Я взглянул на Астафьева — лицо серьезное.
— Полноте, — возразил я, — что за мрачные мысли. С вашим здоровьем, силой, жизнеспособностью. Ребячество!
Становилось сыро. Поговорив еще некоторое время, мы отправились на покой.
Вскоре наступила тишина, прерываемая однообразным, доносившимся снизу, шумом: это Цзанбо несла свои глинистые воды, гремя валунами и омывая угрюмые берега.
Закутавшись в бурку, я лежал шагах в двух от остальных. Ближайшим от меня был доктор. Я видел, как он закурил папиросу, и первое время огонек ее красноватым пятном выделялся из мрака. Потом взошла луна, и огонек погас.
Внутри монастыря все еще царствовал полумрак, потому что луна не поднялась еще над высокой стеной, но сквозь просветы окон лились потоки лунного сияния, придававшие всему характер прозрачности и серебристой бесплотности.
В глубине храма высились громадные фигуры трех идолов, за которыми смутно чернел алтарь. И незаметно я уснул.
Проснулся я от сильного крика. Вскочив на ноги и инстинктивно выхватив револьвер, я застал всех спокойно спящими, но там, где лежал доктор, не было никого.
Крик повторился снова. Теперь я явственно услышал, что он раздался со стороны дороги, проходившей по краю высокого берега мимо монастыря. Не теряя напрасно времени, я выскочил в одно из окон и побежал на крик.

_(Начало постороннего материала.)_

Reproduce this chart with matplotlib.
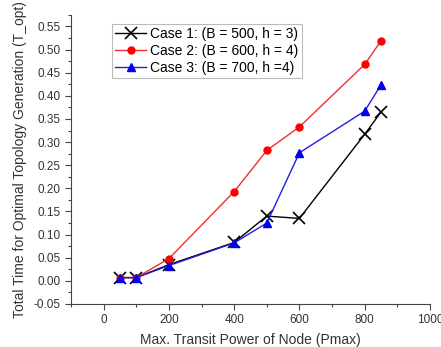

Он повторился еще несколько раз и стих.
Когда я прибежал, то увидел, что было поздно: славный доктор лежал в пыли посредине дороги с рассеченной грудью.
Вокруг никого не было. Никого. Даже пыль не клубилась.
— Доктор, — воскликнул я, склоняясь над несчастным.
— Что случилось?
Но смерть уже глядела из остекленевших глаз его, и только три слова почти шепотом вымолвил он:
— Лама… кровь… — сказал и умер.
Удивление и ужас участников нашей экспедиции, когда, разбудив, я привел их к месту происшествия, были неописуемы. Но положение вещей требовало немедленного обсуждения, и вот все мы, предварительно прикрыв труп доктора циновкой, взобрались на плоскую вершину одного утеса и, усевшись в круг, принялись обсуждать могущие возникнуть последствия. Прежде всего, надо было установить, — кто был убийца.
Это было ясно — лама. Какой-нибудь из десятков тысяч странствующих фанатиков, по целым месяцам живущих в полном одиночестве в горах и трудящихся над спасением своей души.
Но каким образом очутился доктор на проезжей дороге? Может быть, он погнался за убийцей? И почему от преступника не осталось никакого следа?